Reeve died without issue on 27 March 1647, and was buried in the church at Stratton, Norfolk. He is characterised by Clarendon as ‘a man of good reputation for learning and integrity; and who in good times would have been a good judge.’

[Blomefield's Norfolk, ed. Parkin, iv. 274, v. 190, 192; Swinden's Great Yarmouth, p. 504; Dugdale's Chron. Ser. p. 111; Rymer's Fœdera, ed. Sanderson, xx. 381; Cal. State Papers Dom. 1638–9 pp. 573, 623, 1639 p. 99; Diary of John Rous (Camden Soc.), p. 101; Smith's Obituary (Camden Soc.), p. 23; Clarendon's Rebellion, ed. Macray, bk. v. § 417, vi. § 231, vii. § 317; Rushworth's Hist. Coll. pt. iii. vol. ii. p. 663; Whitelocke's Mem. pp. 76, 78; Comm. Journ. iii. 358, 374; Hist. MSS. Comm. 5th Rep. App. pp. 33, 35, 100–1, 6th Rep. App. p. 46, 7th Rep. App. p. 29, 10th Rep. App. pt. ii. pp. 163, 164, 174, pt. iv. pp. 508–9; Foss's Lives of the Judges.]

J. M. R.

REEVE, EDMUND (d. 1660), divine, who is described as B.D., was appointed vicar of Hayes-cum-Norwood, Middlesex, on 30 Oct. 1627. In 1635 he reported that he had erected a new pulpit and seats in his church.

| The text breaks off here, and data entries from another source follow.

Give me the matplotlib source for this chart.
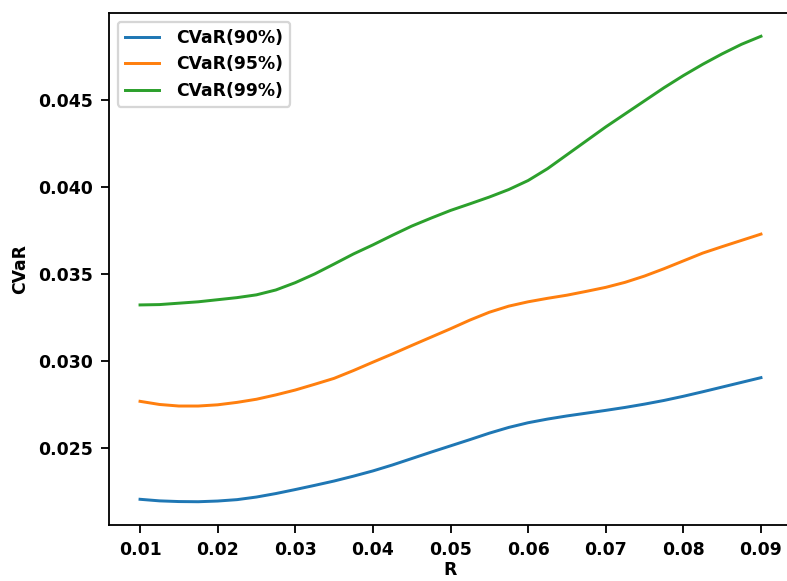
import matplotlib
matplotlib.use("Agg")
import matplotlib.pyplot as plt

# data (every 0.0025 along R)
R = [0.0100, 0.0125, 0.0150, 0.0175, 0.0200, 0.0225, 0.0250, 0.0275, 0.0300,
     0.0325, 0.0350, 0.0375, 0.0400, 0.0425, 0.0450, 0.0475, 0.0500,
     0.0525, 0.0550, 0.0575, 0.0600, 0.0625, 0.0650, 0.0675, 0.0700,
     0.0725, 0.0750, 0.0775, 0.0800, 0.0825, 0.0850, 0.0875, 0.0900]
cvar_90 = [0.02205, 0.02196, 0.02192, 0.02191, 0.02195, 0.02203, 0.02218, 0.02238, 0.02261,
           0.02285, 0.02310, 0.02338, 0.02368, 0.02402, 0.02439, 0.02476, 0.02512,
           0.02548, 0.02585, 0.02618, 0.02645, 0.02666, 0.02684, 0.02700, 0.02716,
           0.02733, 0.02752, 0.02773, 0.02797, 0.02823, 0.02850, 0.02877, 0.02904]
cvar_95 = [0.02768, 0.02750, 0.02741, 0.02741, 0.02748, 0.02762, 0.02780, 0.02805, 0.02833,
           0.02866, 0.02900, 0.02945, 0.02993, 0.03040, 0.03089, 0.03137, 0.03185,
           0.03235, 0.03280, 0.03315, 0.03340, 0.03360, 0.03378, 0.03400, 0.03423,
           0.03452, 0.03488, 0.03530, 0.03575, 0.03620, 0.03657, 0.03693, 0.03729]
cvar_99 = [0.03322, 0.03324, 0.03332, 0.03340, 0.03352, 0.03364, 0.03380, 0.03408, 0.03450,
           0.03500, 0.03557, 0.03615, 0.03667, 0.03722, 0.03775, 0.03821, 0.03865,
           0.03903, 0.03942, 0.03985, 0.04037, 0.04105, 0.04185, 0.04265, 0.04345,
           0.04420, 0.04495, 0.04570, 0.04640, 0.04705, 0.04765, 0.04820, 0.04866]
labels = ["CVaR(90%)", "CVaR(95%)", "CVaR(99%)"]
xticks = [0.01, 0.02, 0.03, 0.04, 0.05, 0.06, 0.07, 0.08, 0.09]

plt.rcParams['font.family'] = ['DejaVu Sans']
plt.rcParams['font.weight'] = 'bold'
plt.rcParams['axes.labelweight'] = 'bold'
plt.rcParams['font.size'] = 7.6

dpi = 164
fig = plt.figure(figsize=(787 / dpi, 581 / dpi), dpi=dpi)
ax = fig.add_axes([109 / 787, 56 / 581, 683 / 787, 512 / 581])

for ys, lab in zip([cvar_90, cvar_95, cvar_99], labels):
    ax.plot(R, ys, label=lab, linewidth=1.3)

ax.set_xticks(xticks)
ax.set_xticklabels([f"{v:.2f}" for v in xticks])
ax.set_xlabel("R", labelpad=1)
ax.set_ylabel("CVaR")
ax.spines['right'].set_visible(False)  # cut off in the reference image
ax.legend(loc="upper left", handletextpad=1.0)

fig.savefig("out.png", dpi=dpi)
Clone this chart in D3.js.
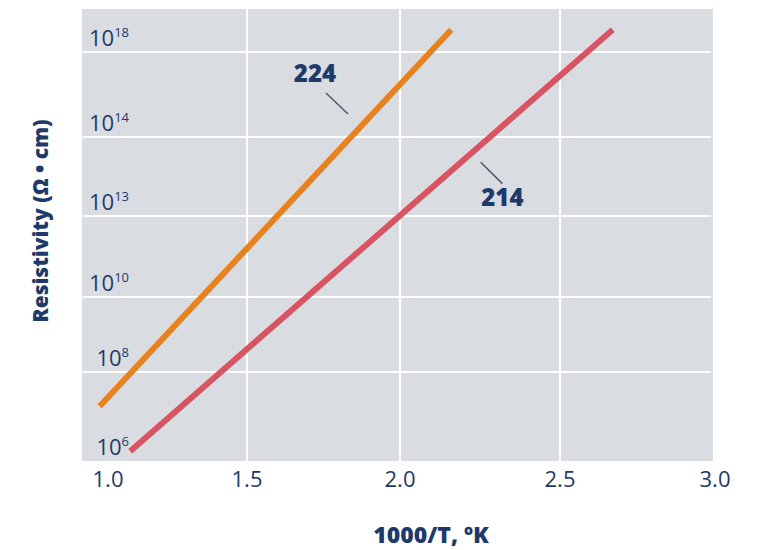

He defended the ‘Book of Sports’ as tending to a ‘verie great encrease of godlinesse.’ He also wrote a work in defence of altars, with Richard Shelford and others. This is apparently not extant, but was answered by William Prynne in ‘A Quenche Coale,’ &c., London, 1637. Reeve was apparently rejected by the ‘Triers’ or examiners of the Commonwealth, since we find him in 1648 living in London, near the Old Bailey, teaching Latin, Greek, and Hebrew. He died in 1660.

He published:

  1. ‘A Treatise concerning Tongues,’ n.d.
  2. ‘The Christian Divinitie contained in the Divine Service of the Church of England,’ London, 1631, 4to.
  3. ‘The Communion Book Catechisme expounded,’ London, 1635, 4to.
  4. ‘A Way unto true Christian Unitie,’ London, 1648, 4to.